Webster Street Blues

  • By Warren Sumio Kubota

  • For the Los Angeles Times, Robert Koehler wrote, “Warren Sumio Kubota’s “Webster Street Blues” suggests the budding voice of a genuinely humanistic writer. The sadness that tinges Nobu McCarthy’s production at East West Players is… the fact of the young Kubota’s passing away last August. Kubota was clearly a playwright who had to work his way through the thicket of his own life before mastering the art. It’s a terrible shame that we’ll never witness that fruition.

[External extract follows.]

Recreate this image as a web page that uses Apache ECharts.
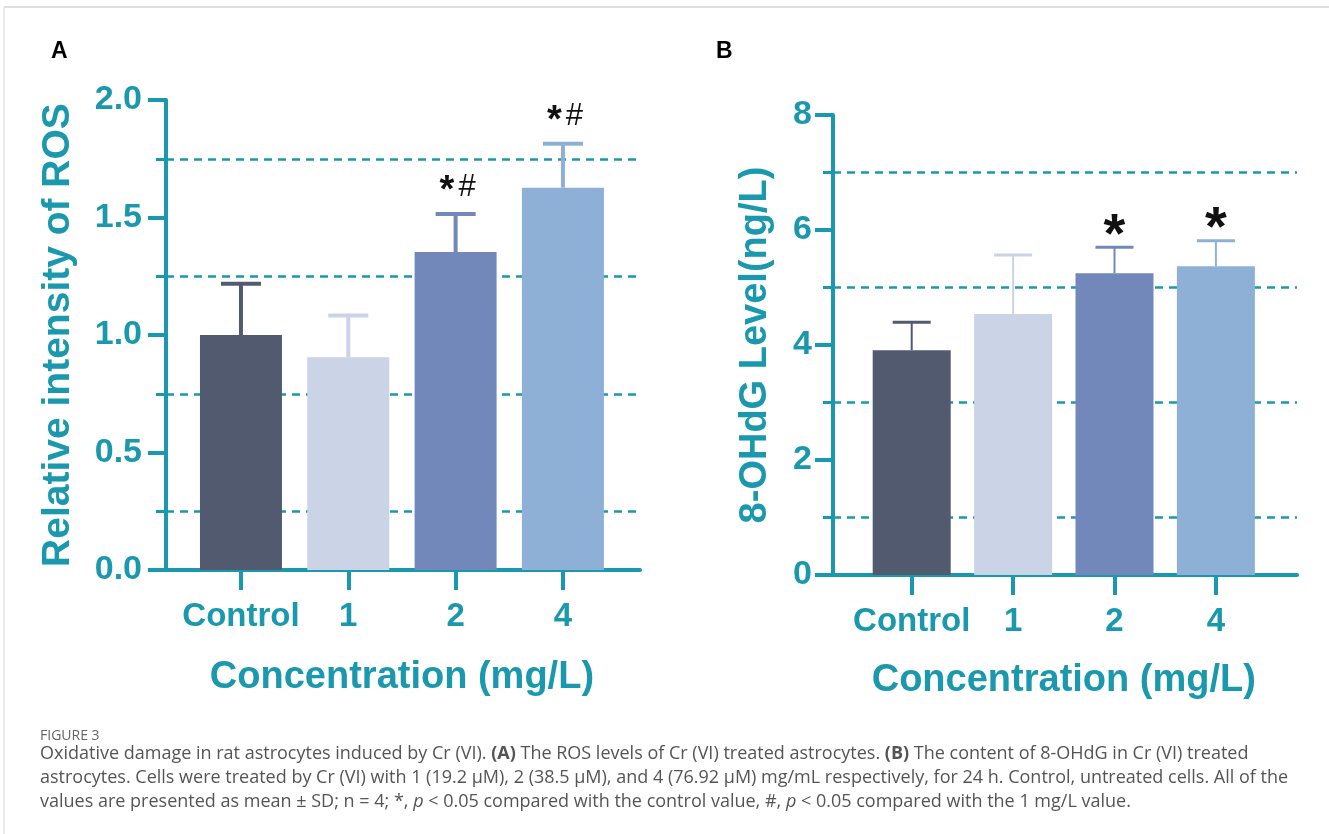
<!DOCTYPE html>
<html>
<head>
<meta charset="utf-8">
<script src="https://cdn.jsdelivr.net/npm/echarts@6/dist/echarts.min.js"></script>
<style>
html,body{margin:0;padding:0;background:#fff;}
#main{width:1329px;height:834px;}
</style>
</head>
<body>
<div id="main"></div>
<script>
// ---------------- data ----------------
const categories = ['Control', '1', '2', '4'];
const rosMean = [1.0, 0.905, 1.353, 1.627];
const rosSD = [0.218, 0.178, 0.162, 0.187];
const rosMarks = ['', '', '*#', '*#'];
const rosTicks = [0, 0.5, 1.0, 1.5, 2.0];

const ohdgMean = [3.91, 4.54, 5.25, 5.37];
const ohdgSD = [0.485, 1.025, 0.45, 0.445];
const ohdgMarks = ['', '', '*', '*'];
const ohdgTicks = [0, 2, 4, 6, 8];

const barColors = ['#525a70', '#cbd3e7', '#7287ba', '#8fb0d6'];
const teal = '#1a98ad';
const FONT = '"Liberation Sans", Arial, sans-serif';
const CAP_FONT = '"Open Sans", sans-serif';

// ------------- helpers ---------------
function errData(mean, sd) {
  return mean.map((m, i) => [i, m, +(m + sd[i]).toFixed(4)]);
}
function errRender(marks, cfg) {
  return function (params, api) {
    const i = api.value(0), m = api.value(1), u = api.value(2);
    const p0 = api.coord([i, m]);
    const p1 = api.coord([i, u]);
    const color = barColors[params.dataIndex];
    const children = [
      { type: 'line', shape: { x1: p0[0], y1: p0[1], x2: p1[0], y2: p1[1] },
        style: { stroke: color, lineWidth: cfg.stem } },
      { type: 'line', shape: { x1: p1[0] - cfg.cap / 2, y1: p1[1], x2: p1[0] + cfg.cap / 2, y2: p1[1] },
        style: { stroke: color, lineWidth: cfg.capW } }
    ];
    const mk = marks[params.dataIndex];
    if (mk) {
      children.push({
        type: 'text', x: p1[0] + (cfg.annDx || 0), y: p1[1] - cfg.annOff,
        style: cfg.annStyle(mk)
      });
    }
    return { type: 'group', children: children };
  };
}

function bgAxes(gridIndex, tickVals, name, nameGap, nameSize, labelSize, labelMargin) {
  const step = tickVals[1] - tickVals[0];
  return {
    x: {
      type: 'value', gridIndex: gridIndex, min: 0, max: 1,
      axisLine: { show: true, onZero: false, lineStyle: { color: teal, width: 4 } },
      axisTick: { show: false }, axisLabel: { show: false }, splitLine: { show: false }
    },
    y: {
      type: 'value', gridIndex: gridIndex,
      min: tickVals[0], max: tickVals[tickVals.length - 1], interval: step,
      name: name, nameLocation: 'middle', nameGap: nameGap,
      nameTextStyle: { color: teal, fontSize: nameSize, fontWeight: 'bold', fontFamily: FONT },
      axisLine: { show: true, lineStyle: { color: teal, width: 4 } },
      axisTick: { show: true, length: 18, lineStyle: { color: teal, width: 4 } },
      minorTick: { show: true, splitNumber: 2, length: 10, lineStyle: { color: teal, width: 3 } },
      minorSplitLine: { show: true, lineStyle: { color: teal, width: 2.5, type: [8, 6] } },
      splitLine: { show: false },
      axisLabel: {
        color: teal, fontSize: labelSize, fontWeight: 'bold', fontFamily: FONT, margin: labelMargin,
        formatter: function (v) { return step < 1 ? v.toFixed(1) : String(v); }
      }
    }
  };
}

function barAxes(gridIndex, tickVals, name, nameGap) {
  return {
    x: {
      type: 'category', gridIndex: gridIndex, data: categories,
      axisLine: { show: false },
      axisTick: { show: true, alignWithLabel: true, length: 20, lineStyle: { color: teal, width: 4 } },
      axisLabel: { color: teal, fontSize: 33, fontWeight: 'bold', fontFamily: FONT, margin: 30, interval: 0 },
      name: name, nameLocation: 'middle', nameGap: nameGap,
      nameTextStyle: { color: teal, fontSize: 38, fontWeight: 'bold', fontFamily: FONT },
      splitLine: { show: false }
    },
    y: {
      type: 'value', gridIndex: gridIndex, show: false,
      min: tickVals[0], max: tickVals[tickVals.length - 1],
      splitLine: { show: false }
    }
  };
}

const aBg = bgAxes(0, rosTicks, 'Relative intensity of ROS', 88, 39, 34, 24);
const aBar = barAxes(1, rosTicks, 'Concentration (mg/L)', 89);
const bBg = bgAxes(2, ohdgTicks, '8-OHdG Level(ng/L)', 58, 38, 34, 21);
const bBar = barAxes(3, ohdgTicks, 'Concentration (mg/L)', 87);

const option = {
  backgroundColor: '#ffffff',
  animation: false,
  grid: [
    { left: 166, top: 100, width: 474, height: 470 },
    { left: 187.3, top: 100, width: 429.3, height: 470 },
    { left: 833, top: 115, width: 464, height: 460 },
    { left: 861, top: 115, width: 405.6, height: 460 }
  ],
  xAxis: [aBg.x, aBar.x, bBg.x, bBar.x],
  yAxis: [aBg.y, aBar.y, bBg.y, bBar.y],
  series: [
    {
      type: 'bar', xAxisIndex: 1, yAxisIndex: 1, barWidth: 82, z: 3,
      data: rosMean.map((v, i) => ({ value: v, itemStyle: { color: barColors[i] } }))
    },
    {
      type: 'custom', xAxisIndex: 1, yAxisIndex: 1, z: 4,
      data: errData(rosMean, rosSD),
      encode: { x: 0, y: [1, 2] },
      renderItem: errRender(rosMarks, {
        stem: 4, cap: 40, capW: 4, annOff: 27, annDx: 2,
        annStyle: function (mk) {
          return {
            text: '{s|*}{h|#}', align: 'center', verticalAlign: 'middle',
            rich: {
              s: { fontSize: 38, fontWeight: 'bold', fontFamily: FONT, fill: '#111', padding: [10, 4, 0, 0] },
              h: { fontSize: 31, fontWeight: 'normal', fontFamily: FONT, fill: '#111' }
            }
          };
        }
      })
    },
    {
      type: 'bar', xAxisIndex: 3, yAxisIndex: 3, barWidth: 78, z: 3,
      data: ohdgMean.map((v, i) => ({ value: v, itemStyle: { color: barColors[i] } }))
    },
    {
      type: 'custom', xAxisIndex: 3, yAxisIndex: 3, z: 4,
      data: errData(ohdgMean, ohdgSD),
      encode: { x: 0, y: [1, 2] },
      renderItem: errRender(ohdgMarks, {
        stem: 2, cap: 38, capW: 3, annOff: 11,
        annStyle: function (mk) {
          return {
            text: mk, align: 'center', verticalAlign: 'middle',
            fontSize: 56, fontWeight: 'bold', fontFamily: FONT, fill: '#111'
          };
        }
      })
    }
  ],
  graphic: [
    { type: 'line', shape: { x1: 4, y1: 7, x2: 1329, y2: 7 }, style: { stroke: '#d4d4d4', lineWidth: 1.5 }, silent: true },
    { type: 'line', shape: { x1: 4, y1: 7, x2: 4, y2: 834 }, style: { stroke: '#e4e4e4', lineWidth: 1.5 }, silent: true },
    { type: 'text', left: 51, top: 40, style: { text: 'A', fontSize: 23, fontWeight: 'bold', fontFamily: FONT, fill: '#000' } },
    { type: 'text', left: 716, top: 40, style: { text: 'B', fontSize: 23, fontWeight: 'bold', fontFamily: FONT, fill: '#000' } },
    { type: 'text', left: 40, top: 729, style: { text: 'FIGURE 3', fontSize: 14, fontFamily: CAP_FONT, fill: '#666' } },
    { type: 'text', left: 40, top: 745, style: {
        text: 'Oxidative damage in rat astrocytes induced by Cr (VI). {b|(A)} The ROS levels of Cr (VI) treated astrocytes. {b|(B)} The content of 8-OHdG in Cr (VI) treated',
        fontSize: 18, fontFamily: CAP_FONT, fill: '#555',
        rich: { b: { fontSize: 18, fontWeight: 'bold', fontFamily: CAP_FONT, fill: '#555' } } } },
    { type: 'text', left: 40, top: 769, style: {
        text: 'astrocytes. Cells were treated by Cr (VI) with 1 (19.2 μM), 2 (38.5 μM), and 4 (76.92 μM) mg/mL respectively, for 24 h. Control, untreated cells. All of the',
        fontSize: 18, fontFamily: CAP_FONT, fill: '#555' } },
    { type: 'text', left: 40, top: 793, style: {
        text: 'values are presented as mean ± SD; n = 4; *, {i|p} < 0.05 compared with the control value, #, {i|p} < 0.05 compared with the 1 mg/L value.',
        fontSize: 18, fontFamily: CAP_FONT, fill: '#555',
        rich: { i: { fontSize: 18, fontStyle: 'italic', fontFamily: CAP_FONT, fill: '#555' } } } }
  ]
};

const chart = echarts.init(document.getElementById('main'), null, { renderer: 'canvas' });
chart.setOption(option);
</script>
</body>
</html>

    At the center of his world is Dean (Yuji Okumoto), a street tough who dominates “J-Town”–San Francisco’s Japantown–more in his mind than in reality. Chuck (John Miyasaki), Kubota’s alter-ego, is Dean’s pal and admirer. But Chuck is also a college boy, who has taken a very different path than Dean” (Los Angeles Times, 1989).

Vacancy

  • By Lillian Hara & Dorie Rush Taylor

  • Based on “An Apple, An Orange” by Diane Johnson

  • Actress Beulah Quo said “Rosie, the Dutch woman, rents a room to the Chinese woman, Anna. Although there’s some humor, it’s pretty serious stuff. The women discover their different value systems and cultural habits trying to live together. In their need for friendship and bonding, they try to cut across those differences. But they fail” (Los Angeles Times, 1989).

Company

  • Music & Lyrics by Stephen Sondheim

  • Book by George Furth

  • Directed by Paul Hough

  • Opened on October 1, 1989

1989 - 1990

  • A 1970 musical comedy with music and lyrics by Stephen Sondheim and book by George Furth. The original production was nominated for a record-setting 14 Tony Awards, and won six. This musical production is directed by Paul Hough. Lead by Robert Almodovar as Bobby and Emily Kuroda as Joanne, Company opened on October 1, 1989.

The Chairman’s Wife

  • By Wakako Yamauchi

  • Some of Yamauchi’s best-known short stories depict the tensions between the aspirations of Issei women and the patriarchal norms of Issei culture. The stories And the Soul Shall Dance and Songs My Mother Taught Me both depict Issei women struggling to fulfill ambitions that contradict traditional gender roles. And the Soul Shall Dance represents one of the most straightforward depictions of an Issei woman’s rebellion. By depicting the complex relationships among the female characters, Yamauchi portrays Issei women’s resistance and containment.

Performance Anxiety

  • By Vernon Takeshita

  • Takeshita said of his play “the piece is… an Asian-American farce dealing with identity and social relationships. Asian-Americans have almost made a staple of kitchen-sink drama–which relies on a confessional form of theater, reducing every play experience to reaffirming that ‘We’re just like you.’”

Come Back, Little Sheba

  • By William Inge

  • William Inge burst upon the theatrical scene with this story of marital frustration which erupts in violence. Doc and Lola had an indiscreet affair, she became pregnant and, compelled to marry her, he gave up his medical studies, forfeited his future and settled down to a life of quiet desperation with the simple, homey Lola, who lost the child but has remained Doc’s steadfast if slatternly wife. Now a chiropractor and recovering alcoholic, Doc’s sobriety is tested when Marie, a young college student becomes their boarder bringing new life and long-dormant hostilities to the surface of Doc and Lola’s troubled marriage.